Project Venture provides 150-200 program hours annually and is implemented sequentially, from classroom settings to afterschool experiential activities, to weekend outdoor activities, to intensive camps that occur in a peaceful, safe wilderness location and provide a positive and healthy experience. Project Venture delivers 20 to 26 school-based classroom sessions over a school year, during which youth engage in the structured curriculum led by an experiential mentor that includes experiential games and activities. Through these classroom-based sessions, interested youth are enrolled into the program's 22 after school and 12 weekend outdoor structured experiential activities and 2 multiday wilderness events that include increasingly challenging games and activities such as team- and trust-building, hiking, bicycling, climbing, and rappelling delivered to groups of 7 to 15 youth per experiential and peer mentor teams. Youth reconnect with the natural world and engage all their senses as they learn and experience, while at the same time challenging themselves mentally and physically. Middle school youth and adult and peer mentors become bonded as a clan or kinship group throughout the year's activities.
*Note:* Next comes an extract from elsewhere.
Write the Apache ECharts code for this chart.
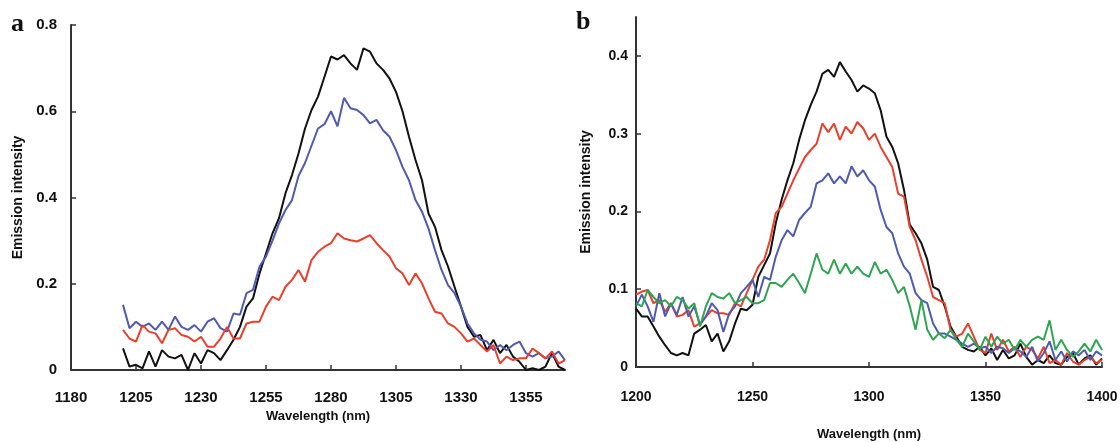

Community-based, service-learning activities occur over 12 weekends and include two to four service-learning projects per year designed to engage youth in their communities. Our service-learning work—in which we partner with the nonprofit environmental organization Trees People Water—focuses on conservation, tree planting, low-cost solar energy projects and other activities to help address global warming/climate change. At the start of programming, NYLP experiential educators and peer mentors guide students toward pre-planned projects. As the year moves on, youth are encouraged to propose and plan their own service-learning projects. Service learning is a valued tradition in American Indian communities.
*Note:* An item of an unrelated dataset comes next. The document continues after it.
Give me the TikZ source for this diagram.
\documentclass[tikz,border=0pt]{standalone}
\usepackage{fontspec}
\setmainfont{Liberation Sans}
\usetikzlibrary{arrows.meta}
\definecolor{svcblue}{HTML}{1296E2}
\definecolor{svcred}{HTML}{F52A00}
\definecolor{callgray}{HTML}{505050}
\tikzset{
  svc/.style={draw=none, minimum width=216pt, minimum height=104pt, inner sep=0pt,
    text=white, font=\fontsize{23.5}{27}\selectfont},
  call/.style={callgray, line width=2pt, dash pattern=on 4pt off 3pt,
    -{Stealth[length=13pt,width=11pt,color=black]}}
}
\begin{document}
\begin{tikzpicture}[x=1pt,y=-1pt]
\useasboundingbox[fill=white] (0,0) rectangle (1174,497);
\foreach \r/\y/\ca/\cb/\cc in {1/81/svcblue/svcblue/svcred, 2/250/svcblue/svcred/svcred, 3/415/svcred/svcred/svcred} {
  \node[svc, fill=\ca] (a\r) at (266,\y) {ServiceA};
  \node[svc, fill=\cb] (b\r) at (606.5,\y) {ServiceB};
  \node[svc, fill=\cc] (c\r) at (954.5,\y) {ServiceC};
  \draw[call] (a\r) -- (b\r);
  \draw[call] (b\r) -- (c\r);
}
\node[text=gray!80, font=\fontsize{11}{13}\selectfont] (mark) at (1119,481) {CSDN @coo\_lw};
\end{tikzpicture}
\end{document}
Project Venture's peer mentoring program offers high school students the opportunity to become peer mentors, where they serve as mentors to younger students and are mentored to become peer role models and leaders in positive youth development. Peer mentors receive extensive training to cultivate facilitation and leadership skills and build self-esteem as participants become role models. Project Venture peer mentors support afterschool and weekend program activities as well as the summer camp.

Project Venture Summer Camp is a five to seven-day, intensive summer immersion camp that takes place in a wilderness location with a campsite that provides a peaceful and safe place for students to participate in outdoor adventure-based activities. These activities and experiential games teach group harmony and problem-solving skills and provide a positive and healthy experience that impacts youth in ways that change their lives for the better. Multigenerational mentors, including NIYLP experiential educators, peer mentors, American Indian elders, and AmeriCorps and Teach for America volunteers, facilitate activities with youth, which allows for a "cascading" role-modeling effect.
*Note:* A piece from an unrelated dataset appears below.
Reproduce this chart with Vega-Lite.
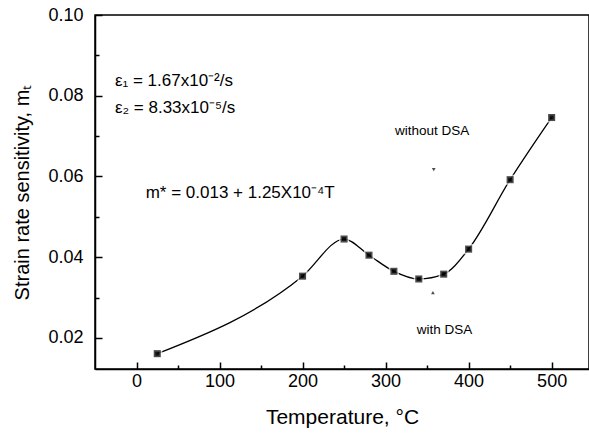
{
  "$schema": "https://vega.github.io/schema/vega-lite/v6.json",
  "width": 494,
  "height": 354,
  "autosize": "none",
  "padding": {"left": 95, "top": 15, "right": 0, "bottom": 65},
  "background": "white",
  "config": {
    "view": {"stroke": "black", "strokeWidth": 1.5},
    "font": "Liberation Sans",
    "axis": {"domainColor": "black", "domainWidth": 1.5, "tickColor": "black", "labelColor": "black", "titleColor": "black", "grid": false, "labelFont": "Liberation Sans", "titleFont": "Liberation Sans", "titleFontWeight": "normal", "zindex": 1}
  },
  "datasets": {
    "pts": [
      {"T": 25, "m": 0.0161},
      {"T": 200, "m": 0.0353},
      {"T": 250, "m": 0.0445},
      {"T": 280, "m": 0.0405},
      {"T": 310, "m": 0.0365},
      {"T": 340, "m": 0.0346},
      {"T": 370, "m": 0.0358},
      {"T": 400, "m": 0.042},
      {"T": 450, "m": 0.0592},
      {"T": 500, "m": 0.0746}
    ],
    "notesLeft": [
      {"T": -26, "m": 0.0836, "label": "ε₁ = 1.67x10⁻²/s"},
      {"T": -26, "m": 0.0770, "label": "ε₂ = 8.33x10⁻⁵/s"},
      {"T": 11, "m": 0.0560, "label": "m* = 0.013 + 1.25X10⁻⁴T"}
    ],
    "notesCenter": [
      {"T": 356, "m": 0.0713, "label": "without DSA"},
      {"T": 371, "m": 0.0220, "label": "with DSA"}
    ],
    "arrows": [
      {"T": 358, "m": 0.0617, "shape": "triangle-down"},
      {"T": 357, "m": 0.0312, "shape": "triangle-up"}
    ]
  },
  "resolve": {"axis": {"x": "independent", "y": "independent"}},
  "layer": [
    {
      "data": {"name": "pts"},
      "mark": {"type": "line", "interpolate": "monotone", "color": "black", "strokeWidth": 1.3},
      "encoding": {
        "x": {
          "field": "T", "type": "quantitative",
          "scale": {"domain": [-50, 545], "nice": false, "zero": false},
          "axis": {
            "orient": "bottom",
            "title": "Temperature, °C", "titleFontSize": 21, "titlePadding": 16,
            "values": [0, 100, 200, 300, 400, 500],
            "labelFontSize": 18, "labelPadding": 3,
            "ticks": false
          }
        },
        "y": {
          "field": "m", "type": "quantitative",
          "scale": {"domain": [0.0123, 0.1], "nice": false, "zero": false},
          "axis": {
            "orient": "left",
            "title": "Strain rate sensitivity, mₜ", "titleFontSize": 20, "titlePadding": 15,
            "values": [0.02, 0.04, 0.06, 0.08, 0.1],
            "format": ".2f",
            "labelFontSize": 18, "labelPadding": 12,
            "ticks": false
          }
        }
      }
    },
    {
      "data": {"name": "pts"},
      "mark": {"type": "point", "shape": "square", "filled": true, "size": 50, "color": "black", "stroke": "white", "strokeWidth": 3, "strokeOpacity": 1},
      "encoding": {
        "x": {"field": "T", "type": "quantitative",
          "axis": {"orient": "bottom", "offset": -7, "values": [0, 100, 200, 300, 400, 500], "labels": false, "title": null, "ticks": true, "tickSize": 7, "tickWidth": 1.5, "domain": false}},
        "y": {"field": "m", "type": "quantitative",
          "axis": {"orient": "left", "offset": -7, "values": [0.02, 0.04, 0.06, 0.08, 0.1], "labels": false, "title": null, "ticks": true, "tickSize": 7, "tickWidth": 1.5, "domain": false}}
      }
    },
    {
      "data": {"name": "pts"},
      "mark": {"type": "point", "shape": "square", "filled": true, "size": 50, "color": "black", "strokeWidth": 0},
      "encoding": {
        "x": {"field": "T", "type": "quantitative",
          "axis": {"orient": "bottom", "offset": -4, "values": [50, 150, 250, 350, 450], "labels": false, "title": null, "ticks": true, "tickSize": 4, "tickWidth": 1.5, "domain": false}},
        "y": {"field": "m", "type": "quantitative",
          "axis": {"orient": "left", "offset": -4, "values": [0.03, 0.05, 0.07, 0.09], "labels": false, "title": null, "ticks": true, "tickSize": 4, "tickWidth": 1.5, "domain": false}}
      }
    },
    {
      "data": {"name": "notesLeft"},
      "mark": {"type": "text", "baseline": "middle", "align": "left", "color": "black", "font": "Liberation Sans", "fontSize": 17},
      "encoding": {
        "x": {"field": "T", "type": "quantitative", "axis": null},
        "y": {"field": "m", "type": "quantitative", "axis": null},
        "text": {"field": "label"}
      }
    },
    {
      "data": {"name": "notesCenter"},
      "mark": {"type": "text", "baseline": "middle", "align": "center", "color": "black", "font": "Liberation Sans", "fontSize": 13.5},
      "encoding": {
        "x": {"field": "T", "type": "quantitative", "axis": null},
        "y": {"field": "m", "type": "quantitative", "axis": null},
        "text": {"field": "label"}
      }
    },
    {
      "data": {"name": "arrows"},
      "mark": {"type": "point", "filled": true, "size": 14, "color": "black"},
      "encoding": {
        "x": {"field": "T", "type": "quantitative", "axis": null},
        "y": {"field": "m", "type": "quantitative", "axis": null},
        "shape": {"field": "shape", "type": "nominal", "scale": null, "legend": null}
      }
    }
  ]
}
During day-long outdoor events lasting about 8 hours, NIYLP provides youth with healthy snacks and lunch. At multiday camp events, NIYLP provides youth with breakfast, lunch and dinner, and snacks during the day. NIYLP has a food and nutrition policy that informs food provision. We do more than just provide healthy food. We also teach participating youth about eating well and healthy, which is especially critical due to the prevalence of obesity and diabetes among Native youth. NIYLP's food and nutrition policy is as follows:

NIYLP staff must maintain physical health and proper nutrition as a way of honoring self, family, and community. NIYLP staff will accept the responsibility to increase awareness of proper nutrition in its youth participants and their families and will be responsible for promoting personal wellness. The focus is to dramatically improve the physical well-being of the NIYLP community. The guiding principle is this: If the food/product does not positively contribute to the cultural well-being, nutritional needs, and the health of the members of the NIYLP community it is not permitted on NIYLP activities. Examples of products not permitted include food and drink high in refined sugars, fructose or corn syrup, food and drink with high preservatives, foods high in saturated fats and sodium, and artificial food products, including energy drinks.